Ayahnya menjawab,”Sesuatu yang akan selalu kau ingat,”
Lain waktu, Wilfrid bertemu Mrs Jordan, yang sedang memainkan organ menjawab, “Sesuatu yang hangat, Nak, sesuatu yang hangat,”
Ms Hosking, yang suka sekali menceritakan cerita hantu menjawab,” Sesuatu yang berasal dari waktu yang lampau,”
Mr Tippett yang suka sekali main kriket menjawab, “ Sesuatu yang mungkin akan membuatmu menangis,”
Miss Mitchel yang memakai tongkat menjawab, “ Sesuatu yang membuatmu tertawa,”
Mr Drysdale, yang tubuhnya tegap tinggi besar berkata,” Memori itu sesuatu yang sangat berharga, seperti perhiasan emas,”
Wilfrid Gordon ingin kemudian mengumppulkan mainannya sendiri yang sesuai dengan apa yang dikatakan oleh ayah dan teman-teman tuanya untuk diberikan kepada Miss Nancy. Tak dinanya, barang-barang milik Wilfrid juga memercik sedikit ingatan Miss Nancy tentang masa kecilnya. Miss Nancy langsung pula teringat pertama kali bertemu dengan Wilfrid Gordon, mereka sama-sama suka main bola.

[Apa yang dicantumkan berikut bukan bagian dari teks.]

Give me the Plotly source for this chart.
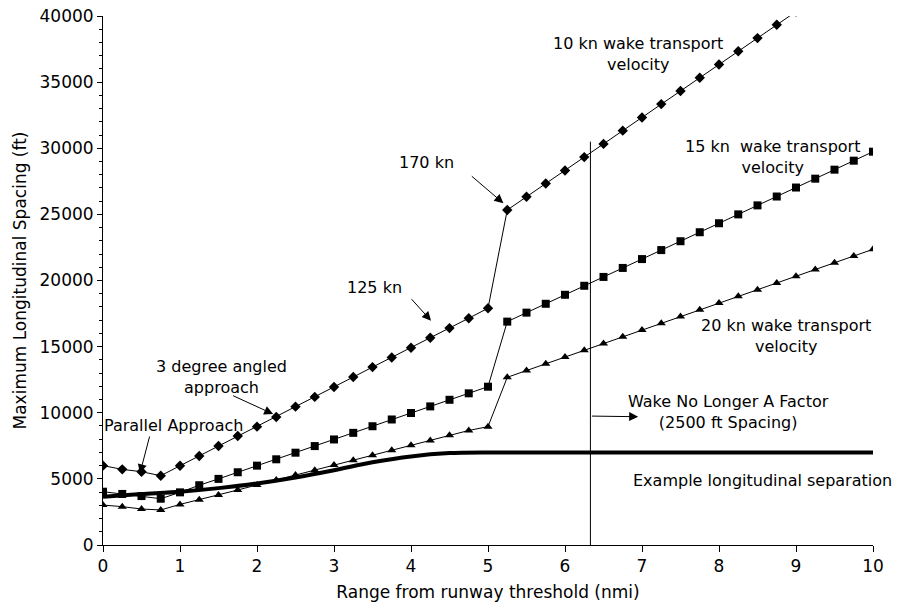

Kalau sedang sedih atau bingung memikirkan hal yang tidak pasti, aku berusaha mengingat hal-hal yang menyenangkan masa lampau. Memelihara ingatan yang menyenangkan dan lalu menikmati waktu sekarang yang kita punya, mungkin jadi pelipur kesendirian dan kecemasan. Mengingat cerita-cerita lucu dengan Almarhum Om Robet, bikin perasaan hangat, walaupun aku tidak bisa terhubung lagi. Namun, cerita-cerita akan tetap tinggal.
Aku berkali-kali mengingatkan diriku sendiri , bahwa ternyata waktu yang paling berharga itu sekarang, selagi bisa aku mencoba untuk meninggalkan memori menyenangkan dan menghangatkan.